A falta de clareza e precisão na redação de leis brasileiras tem levado a interpretações contraditórias e até problemas econômicos. O alerta é do professor, linguista e advogado Carlos André, especialista em redação de atos normativos, que apontou problemas recorrentes na elaboração de leis no Brasil.

De acordo com ele, muitas normas produzidas por deputados, senadores e vereadores são mal formuladas, pouco claras e abertas a múltiplas interpretações.

“Nos últimos anos, eu tenho me dedicado profundamente aos estudos de uma ciência que, no Brasil, ainda é inicial: a legística. É a ciência que estuda a produção dos atos normativos, desde a técnica de redação até a lógica jurídica e a análise de impactos reais na vida da população”, explicou.

Para Carlos André, a principal deficiência está na redação das leis. “O que percebemos no Brasil é que as leis não seguem a lógica do Decreto 12.002 de 2024, que exige clareza, precisão e ordem lógica. Em regra, nossas leis são mal escritas, sem concisão, sem clareza e sem precisão. Isso gera interpretações diversas e insegurança jurídica”, afirmou. O especialista citou exemplos concretos.

“Um caso emblemático é o inciso 11 do artigo 37 da Constituição Federal, que trata do teto salarial dos servidores públicos. Ele é tão mal escrito que determina salários máximos de forma confusa, gerando interpretações diferentes sobre quanto pode receber, por exemplo, um procurador do estado. Esse inciso deveria ter sido dividido em outros, mas foi deixado longo e ambiguamente redigido.”
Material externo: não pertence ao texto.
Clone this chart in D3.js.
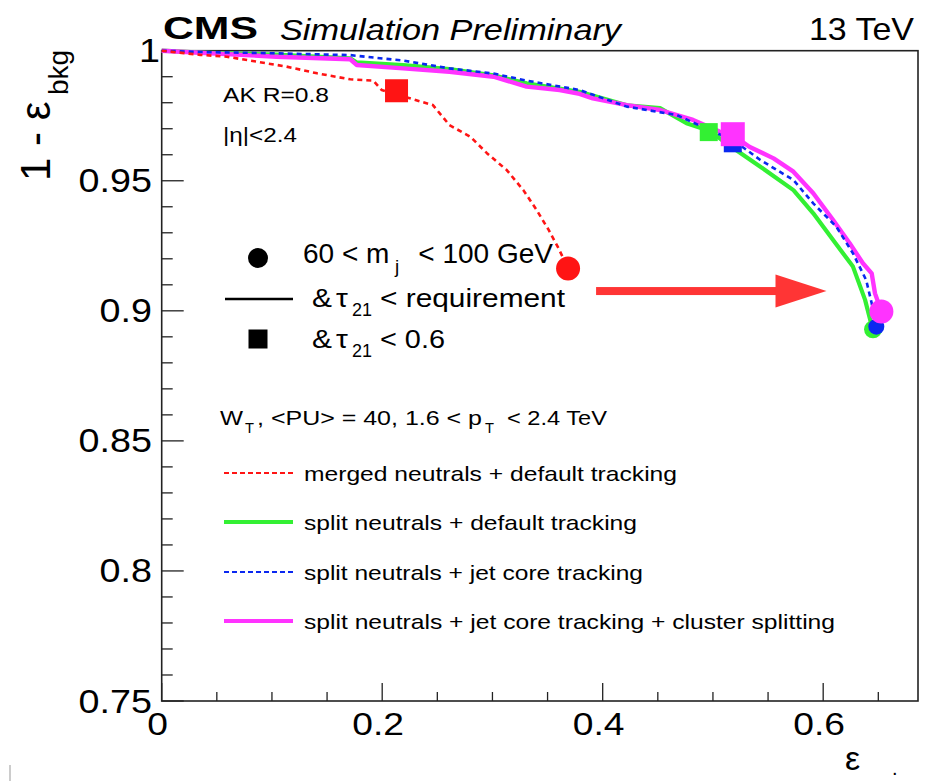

Carlos André também mencionou a reforma tributária: “Existem vários artigos ambíguos e confusos, que alguns dizem até serem propositalmente vagos, para que o Judiciário tenha espaço de interpretação. O problema é que isso gera insegurança jurídica e econômica, afastando investimentos e aumentando custos para o país.”

Ele destacou que a falta de preparo técnico dos parlamentares contribui para o problema, mas não é o único fator. “Infelizmente, muitos parlamentares têm dificuldade para redigir leis. Por isso, é essencial que tenham assessores qualificados. Muitas vezes, o que predomina é apenas o aspecto político, e não o técnico”, afirmou.

Sobre a atuação da advocacia, Carlos André ponderou: “A interpretação faz parte do trabalho do advogado, mas isso funciona melhor quando a lei é bem escrita. Leis claras dão segurança jurídica até para o advogado dizer ao cliente que ele está equivocado. A beleza da advocacia, como nos países desenvolvidos, depende de leis bem redigidas.”

Para melhorar a qualidade das normas, o especialista apontou três caminhos: “Primeiro, implantar o programa de linguagem simples em todos os órgãos. Em Goiás, por exemplo, já existe uma lei nesse sentido. Segundo, oferecer treinamentos para servidores públicos que lidam diretamente com a redação de leis. Terceiro, conscientizar a população sobre a importância da legística. A base de tudo é educação”, concluiu.